Data segment:
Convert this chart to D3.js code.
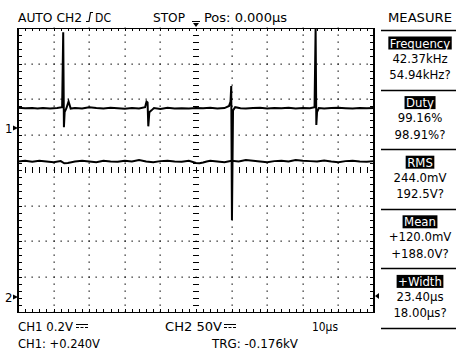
<!DOCTYPE html>
<html>
<head>
<meta charset="utf-8">
<script src="https://cdn.jsdelivr.net/npm/d3@7"></script>
<style>
  body { margin: 0; background: #fff; }
  text { font-family: "Liberation Sans Narrow", "DejaVu Sans Condensed", "Arial Narrow", sans-serif; font-size: 13px; fill: #000; }
</style>
</head>
<body>
<svg width="457" height="351"></svg>
<script>
// CH1 samples (time in us, volts)
const ch1Time = [-50,-48,-46,-44.5,-43,-41,-39,-37.6,-37.3,-37.1,-36.9,-36.4,-35.8,-35.2,-34,-32,-30,-28,-26,-24,-22,-20,-18,-16,-14.3,-13.9,-13.6,-13.4,-13.1,-12.5,-11.8,-10,-8,-6,-4,-2,0,2,4,6,8,9.3,9.7,9.9,10.1,10.4,11,12.5,14,16,18,20,22,24,26,28,30,32,33.3,33.6,33.8,34,34.5,36,38,40,42,44,46,48,50]
const ch1Volt = [0.115,0.112,0.113,0.110,0.113,0.111,0.113,0.118,0.540,0.005,0.090,0.112,0.150,0.110,0.113,0.110,0.117,0.113,0.111,0.114,0.112,0.109,0.113,0.111,0.118,0.150,0.145,0.010,0.090,0.100,0.113,0.108,0.114,0.111,0.112,0.110,0.113,0.112,0.115,0.111,0.113,0.125,0.150,0.237,-0.518,0.100,0.118,0.112,0.110,0.113,0.115,0.111,0.113,0.112,0.114,0.110,0.113,0.112,0.118,0.564,0.018,0.090,0.113,0.111,0.113,0.114,0.112,0.110,0.113,0.112,0.113]
// CH2 samples (time in us, volts)
const ch2Time = [-50,-48,-46,-44,-42,-40,-38,-37,-36,-34,-32,-30,-28,-26,-24,-22,-20,-18,-16,-14,-12,-10,-8,-6,-4,-2,0,1,2,3,4,6,8,10,12,14,16,18,20,22,24,26,28,30,32,34,36,38,40,42,44,46,48,50]
const ch2Volt = [191,192,190.5,192,191,190,191.5,188.5,189,191,192,191,190,192,191,190.5,192,191,193,191,190,191.5,192,191,190.5,192,189,188.5,189.5,191,192,191,190,192,191,193,192,191,190,191.5,192,191,193,192,191.5,191,192.5,191,190,191.5,192,191,190.5,191.5]

const measureLabels = ['Frequency', 'Duty', 'RMS', 'Mean', '+Width']
const measureCh1 = ['42.37kHz', '99.16%', '244.0mV', '+120.0mV', '23.40\u00b5s']
const measureCh2 = ['54.94kHz?', '98.91%?', '192.5V?', '+188.0V?', '18.00\u00b5s?']

const svg = d3.select('svg')
const plotL = 18, plotR = 374, plotT = 28, plotB = 312

const x = d3.scaleLinear().domain([-50, 50]).range([plotL, plotR])
const xDiv = d3.scaleLinear().domain([-5, 5]).range([plotL, plotR])
const yDiv = d3.scaleLinear().domain([-4, 4]).range([plotB, plotT])
// CH1 0.2V/div, ground marker 1.18 div above centre
const y1 = d3.scaleLinear().domain([(-4 - 1.18) * 0.2, (4 - 1.18) * 0.2]).range([plotB, plotT])
// CH2 50V/div, ground marker 3.58 div below centre
const y2 = d3.scaleLinear().domain([(-4 + 3.58) * 50, (4 + 3.58) * 50]).range([plotB, plotT])
const trigLevelDiv = -3.55

const minorX = d3.range(-5, 5.001, 0.2)
const minorY = d3.range(-4, 4.001, 0.2)
const grid = svg.append('g').attr('fill', '#222')

// dotted graticule
for (const j of [-3, -2, -1, 1, 2, 3]) {
  grid.selectAll(null).data(minorX).enter().append('rect')
    .attr('x', d => Math.round(xDiv(d)) - 0.5).attr('y', Math.round(yDiv(j)) - 0.5)
    .attr('width', 1.3).attr('height', 1.3)
}
for (const i of [-4, -3, -2, -1, 1, 2, 3, 4]) {
  grid.selectAll(null).data(minorY).enter().append('rect')
    .attr('x', Math.round(xDiv(i)) - 0.5).attr('y', d => Math.round(yDiv(d)) - 0.5)
    .attr('width', 1.3).attr('height', 1.3)
}

const ticks = svg.append('g').attr('stroke', '#000').attr('stroke-width', 1)
// centre cross ticks
ticks.selectAll(null).data(minorX).enter().append('line')
  .attr('x1', d => Math.round(xDiv(d)) + 0.5).attr('x2', d => Math.round(xDiv(d)) + 0.5)
  .attr('y1', yDiv(0) - 3).attr('y2', yDiv(0) + 3)
ticks.selectAll(null).data(minorY).enter().append('line')
  .attr('x1', xDiv(0) - 3).attr('x2', xDiv(0) + 3)
  .attr('y1', d => Math.round(yDiv(d)) + 0.5).attr('y2', d => Math.round(yDiv(d)) + 0.5)
// border ticks
ticks.selectAll(null).data(minorX).enter().append('line')
  .attr('x1', d => Math.round(xDiv(d)) + 0.5).attr('x2', d => Math.round(xDiv(d)) + 0.5)
  .attr('y1', plotT).attr('y2', plotT + 3)
ticks.selectAll(null).data(minorX).enter().append('line')
  .attr('x1', d => Math.round(xDiv(d)) + 0.5).attr('x2', d => Math.round(xDiv(d)) + 0.5)
  .attr('y1', plotB).attr('y2', plotB - 3)
ticks.selectAll(null).data(minorY).enter().append('line')
  .attr('x1', plotL).attr('x2', plotL + 4)
  .attr('y1', d => Math.round(yDiv(d)) + 0.5).attr('y2', d => Math.round(yDiv(d)) + 0.5)
ticks.selectAll(null).data(minorY).enter().append('line')
  .attr('x1', plotR).attr('x2', plotR - 4)
  .attr('y1', d => Math.round(yDiv(d)) + 0.5).attr('y2', d => Math.round(yDiv(d)) + 0.5)

// frame
svg.append('line').attr('x1', plotL).attr('x2', plotR).attr('y1', plotT + 0.5).attr('y2', plotT + 0.5).attr('stroke', '#000')
svg.append('line').attr('x1', plotL).attr('x2', plotR).attr('y1', plotB + 0.5).attr('y2', plotB + 0.5).attr('stroke', '#000')
svg.append('line').attr('x1', plotL).attr('x2', plotL).attr('y1', plotT).attr('y2', plotB + 1).attr('stroke', '#000').attr('stroke-width', 2)
svg.append('line').attr('x1', plotR).attr('x2', plotR).attr('y1', plotT).attr('y2', plotB + 1).attr('stroke', '#000').attr('stroke-width', 2)

// traces
const plot = svg.append('g')
plot.append('path')
  .datum(d3.zip(ch2Time, ch2Volt))
  .attr('fill', 'none').attr('stroke', '#000').attr('stroke-width', 2)
  .attr('d', d3.line().x(d => x(d[0])).y(d => y2(d[1])))
plot.append('path')
  .datum(d3.zip(ch1Time, ch1Volt))
  .attr('fill', 'none').attr('stroke', '#000').attr('stroke-width', 2)
  .attr('d', d3.line().x(d => x(d[0])).y(d => y1(d[1])))

// channel ground markers
svg.append('text').attr('x', 5).attr('y', y1(0) + 5).text('1')
svg.append('path').attr('d', `M13,${y1(0) - 2.5}L18,${y1(0)}L13,${y1(0) + 2.5}Z`)
svg.append('text').attr('x', 5).attr('y', y2(0) + 5).text('2')
svg.append('path').attr('d', `M13,${y2(0) - 2.5}L18,${y2(0)}L13,${y2(0) + 2.5}Z`)
// trigger level marker (right) and trigger position (top)
const trgY = yDiv(trigLevelDiv)
svg.append('path').attr('d', `M375,${trgY}L379,${trgY - 3}L379,${trgY + 3}Z`)
svg.append('line').attr('x1', xDiv(0) - 4).attr('x2', xDiv(0) + 4).attr('y1', 21.5).attr('y2', 21.5).attr('stroke', '#000')
svg.append('path').attr('d', `M${xDiv(0) - 3},23L${xDiv(0) + 3},23L${xDiv(0)},27Z`)

// header
svg.append('text').attr('x', 18).attr('y', 22).attr('textLength', 64).attr('lengthAdjust', 'spacingAndGlyphs').text('AUTO CH2')
svg.append('path').attr('d', 'M86,21.5L89,21.5L90.5,12.5L93,12.5').attr('fill', 'none').attr('stroke', '#000').attr('stroke-width', 1.2)
svg.append('text').attr('x', 95).attr('y', 22).attr('textLength', 16).attr('lengthAdjust', 'spacingAndGlyphs').text('DC')
svg.append('text').attr('x', 153).attr('y', 22).attr('textLength', 32).attr('lengthAdjust', 'spacingAndGlyphs').text('STOP')
svg.append('text').attr('x', 204).attr('y', 22).attr('textLength', 83).attr('lengthAdjust', 'spacingAndGlyphs').text('Pos: 0.000\u00b5s')
svg.append('text').attr('x', 420).attr('y', 22).attr('text-anchor', 'middle').attr('textLength', 64).attr('lengthAdjust', 'spacingAndGlyphs').text('MEASURE')

// measure panel
const panel = svg.append('g')
const secY = d3.scaleLinear().domain([0, 1]).range([30, 89.6])
panel.selectAll(null).data(d3.range(6)).enter().append('line')
  .attr('x1', 381).attr('x2', 456)
  .attr('y1', d => Math.round(secY(d)) + 0.5).attr('y2', d => Math.round(secY(d)) + 0.5)
  .attr('stroke', '#000').attr('stroke-width', 1.3)
measureLabels.forEach((lab, i) => {
  const base = secY(i)
  const t = panel.append('text').attr('x', 420).attr('y', base + 17.5).attr('text-anchor', 'middle')
    .style('fill', '#fff').text(lab)
  const bb = t.node().getBBox()
  panel.insert('rect', () => t.node())
    .attr('x', bb.x - 1.5).attr('y', base + 6.5).attr('width', bb.width + 3).attr('height', 13)
    .attr('fill', '#000')
  panel.append('text').attr('x', 420).attr('y', base + 32.5).attr('text-anchor', 'middle').text(measureCh1[i])
  panel.append('text').attr('x', 420).attr('y', base + 49).attr('text-anchor', 'middle').text(measureCh2[i])
})

// footer
function dcSymbol(x0, yy) {
  svg.append('line').attr('x1', x0).attr('x2', x0 + 12).attr('y1', yy).attr('y2', yy).attr('stroke', '#000')
  svg.append('line').attr('x1', x0).attr('x2', x0 + 12).attr('y1', yy + 3).attr('y2', yy + 3)
    .attr('stroke', '#000').attr('stroke-dasharray', '3,1.5')
}
svg.append('text').attr('x', 18).attr('y', 331).attr('textLength', 55).attr('lengthAdjust', 'spacingAndGlyphs').text('CH1  0.2V')
dcSymbol(76, 324.5)
svg.append('text').attr('x', 18).attr('y', 348).attr('textLength', 82).attr('lengthAdjust', 'spacingAndGlyphs').text('CH1: +0.240V')
svg.append('text').attr('x', 165).attr('y', 331).attr('textLength', 57).attr('lengthAdjust', 'spacingAndGlyphs').text('CH2  50V')
dcSymbol(224, 324.5)
svg.append('text').attr('x', 312).attr('y', 331).attr('textLength', 26).attr('lengthAdjust', 'spacingAndGlyphs').text('10\u00b5s')
svg.append('text').attr('x', 212).attr('y', 348).attr('textLength', 86).attr('lengthAdjust', 'spacingAndGlyphs').text('TRG: -0.176kV')
</script>
</body>
</html>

Problem requirements: Return the material line for line, from its beginning to the line that contains "const plotL = 18, plotR", with the pictures left out.

In response:
Convert this chart to D3.js code.
<!DOCTYPE html>
<html>
<head>
<meta charset="utf-8">
<script src="https://cdn.jsdelivr.net/npm/d3@7"></script>
<style>
  body { margin: 0; background: #fff; }
  text { font-family: "Liberation Sans Narrow", "DejaVu Sans Condensed", "Arial Narrow", sans-serif; font-size: 13px; fill: #000; }
</style>
</head>
<body>
<svg width="457" height="351"></svg>
<script>
// CH1 samples (time in us, volts)
const ch1Time = [-50,-48,-46,-44.5,-43,-41,-39,-37.6,-37.3,-37.1,-36.9,-36.4,-35.8,-35.2,-34,-32,-30,-28,-26,-24,-22,-20,-18,-16,-14.3,-13.9,-13.6,-13.4,-13.1,-12.5,-11.8,-10,-8,-6,-4,-2,0,2,4,6,8,9.3,9.7,9.9,10.1,10.4,11,12.5,14,16,18,20,22,24,26,28,30,32,33.3,33.6,33.8,34,34.5,36,38,40,42,44,46,48,50]
const ch1Volt = [0.115,0.112,0.113,0.110,0.113,0.111,0.113,0.118,0.540,0.005,0.090,0.112,0.150,0.110,0.113,0.110,0.117,0.113,0.111,0.114,0.112,0.109,0.113,0.111,0.118,0.150,0.145,0.010,0.090,0.100,0.113,0.108,0.114,0.111,0.112,0.110,0.113,0.112,0.115,0.111,0.113,0.125,0.150,0.237,-0.518,0.100,0.118,0.112,0.110,0.113,0.115,0.111,0.113,0.112,0.114,0.110,0.113,0.112,0.118,0.564,0.018,0.090,0.113,0.111,0.113,0.114,0.112,0.110,0.113,0.112,0.113]
// CH2 samples (time in us, volts)
const ch2Time = [-50,-48,-46,-44,-42,-40,-38,-37,-36,-34,-32,-30,-28,-26,-24,-22,-20,-18,-16,-14,-12,-10,-8,-6,-4,-2,0,1,2,3,4,6,8,10,12,14,16,18,20,22,24,26,28,30,32,34,36,38,40,42,44,46,48,50]
const ch2Volt = [191,192,190.5,192,191,190,191.5,188.5,189,191,192,191,190,192,191,190.5,192,191,193,191,190,191.5,192,191,190.5,192,189,188.5,189.5,191,192,191,190,192,191,193,192,191,190,191.5,192,191,193,192,191.5,191,192.5,191,190,191.5,192,191,190.5,191.5]

const measureLabels = ['Frequency', 'Duty', 'RMS', 'Mean', '+Width']
const measureCh1 = ['42.37kHz', '99.16%', '244.0mV', '+120.0mV', '23.40\u00b5s']
const measureCh2 = ['54.94kHz?', '98.91%?', '192.5V?', '+188.0V?', '18.00\u00b5s?']

const svg = d3.select('svg')
const plotL = 18, plotR = 374, plotT = 28, plotB = 312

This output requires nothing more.